From Progarchives.com, the ultimate progressive rock music website

mental_hygiene
2 stars The 3rd Majesty is just Emerson, Lake, and Palmer musical fanfiction. In a lot of ways, you have to respect the craft. The production is spot on, the drumming style is very familiar, and the organ and synth tones are one and the same. The riff writing is dead on, especially knowing that ELP was informed by the vast array of heavy psych/progressive blues rock bands that existed in the early prog scene. The vocal melodies are really meh, usually evoking something like tarkus. Speaking of, if you ever wanted to hear Tarkus again but with less pomp, try the title track.

Distant Sphere is the only song on this album that does anything remotely original or experimental. It has a lot of sections that are so angular that it feels like it verges on avant-prog. Maybe because ELP didn't use electric piano, they finally found an instrument they could have original sounding ideas on. To some extent, rather, because as the most "modern" sounding song, this goes no later than the late 70s. The opening is peak "classical music aesthetique", something I'm not a fan of.

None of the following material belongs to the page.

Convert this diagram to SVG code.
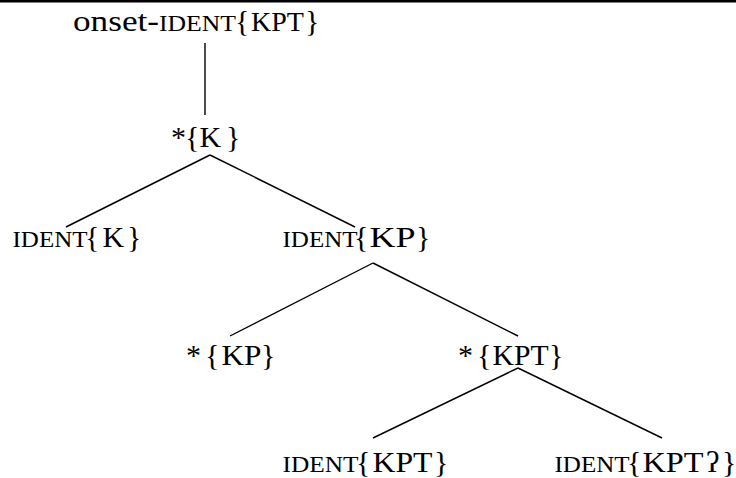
<svg xmlns="http://www.w3.org/2000/svg" width="736" height="478" viewBox="0 0 736 478">
<style>
  text { font-family: "Liberation Serif", "Times New Roman", serif; fill: #000; }
  .b { font-size: 30px; }
  .sc { font-size: 24px; }
  .k { font-size: 30px; }
  .edge { stroke: #000; stroke-width: 1.4; fill: none; }
</style>
<rect x="0" y="0" width="736" height="2.5" fill="#000"/>
<g id="connectors">
  <line class="edge" x1="205" y1="43" x2="205" y2="115"/>
  <line class="edge" x1="210" y1="155" x2="66" y2="227"/>
  <line class="edge" x1="210" y1="155" x2="355" y2="227"/>
  <line class="edge" x1="373" y1="263" x2="230" y2="336"/>
  <line class="edge" x1="373" y1="263" x2="518" y2="336"/>
  <line class="edge" x1="518" y1="368" x2="373" y2="438"/>
  <line class="edge" x1="518" y1="368" x2="662" y2="438"/>
</g>
<g id="root">
  <text class="b" x="73" y="31" textLength="86" lengthAdjust="spacingAndGlyphs">onset-</text>
  <text class="sc" x="159" y="31" textLength="77" lengthAdjust="spacingAndGlyphs">IDENT</text>
  <text class="k" x="235" y="31">{</text>
  <text class="k" x="251" y="31" style="font-size:28px">KPT</text>
  <text class="k" x="305" y="31">}</text>
</g>
<g id="star-K">
  <text class="b" x="171" y="147">*</text>
  <text class="k" x="185" y="147">{</text>
  <text class="k" x="199.5" y="147">K</text>
  <text class="k" x="226" y="147">}</text>
</g>
<g id="ident-K">
  <text class="sc" x="12.5" y="247" textLength="75" lengthAdjust="spacingAndGlyphs">IDENT</text>
  <text class="k" x="85" y="247">{</text>
  <text class="k" x="102.5" y="247">K</text>
  <text class="k" x="127" y="247">}</text>
</g>
<g id="ident-KP">
  <text class="sc" x="282.5" y="247" textLength="75" lengthAdjust="spacingAndGlyphs">IDENT</text>
  <text class="k" x="354" y="247">{</text>
  <text class="k" x="369.5" y="247" textLength="46" lengthAdjust="spacingAndGlyphs">KP</text>
  <text class="k" x="416" y="247">}</text>
</g>
<g id="star-KP">
  <text class="b" x="186" y="365">*</text>
  <text class="k" x="205" y="365">{</text>
  <text class="k" x="221.5" y="365" textLength="40" lengthAdjust="spacingAndGlyphs">KP</text>
  <text class="k" x="261" y="365">}</text>
</g>
<g id="star-KPT">
  <text class="b" x="458" y="365">*</text>
  <text class="k" x="477" y="365">{</text>
  <text class="k" x="492.5" y="365" textLength="56" lengthAdjust="spacingAndGlyphs">KPT</text>
  <text class="k" x="549" y="365">}</text>
</g>
<g id="ident-KPT">
  <text class="sc" x="282.5" y="472" textLength="76" lengthAdjust="spacingAndGlyphs">IDENT</text>
  <text class="k" x="356" y="472">{</text>
  <text class="k" x="372.5" y="472" textLength="60" lengthAdjust="spacingAndGlyphs">KPT</text>
  <text class="k" x="434" y="472">}</text>
</g>
<g id="ident-KPT-glottal">
  <text class="sc" x="554.5" y="472" textLength="75" lengthAdjust="spacingAndGlyphs">IDENT</text>
  <text class="k" x="627" y="472">{</text>
  <text class="k" x="642.5" y="472" textLength="61" lengthAdjust="spacingAndGlyphs">KPT</text>
  <text class="k" x="706" y="472">ʔ</text>
  <text class="k" x="722" y="472">}</text>
</g>
</svg>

I view this band on the same tier as Greta Van Fleet. I get that the retro prog niche is one that will fill this band's shows and streaming catalog with nostalgic old prog fans for however long we stick around with them. But I don't get it, the sacrifice of your own identity to push something out under the constraints of 1971 with half the imagination. There's long strands of blues riffs and vaguely jazzy chords being hammered out on the organ while the drums follow and change time signatures just enough to render this undanceable, but not enough to compete with the fact that a time signature is not a groove.

Ultimately, this album doesn't really do anything, and that was the nail in the coffin for me. What makes Emerson Lake and Palmer interesting is the songwriting and interplay between each of the members, as well as the distinct voice and delivery of Greg Lake. Ring Van Mobius copies the worst aspects of Emerson Lake and Palmer. Mind you, this isn't bad music. It's just trying to do something that's been long played out. If you're a symphonic prog completionist, or just a fan of well recorded hammond organ, this is for you.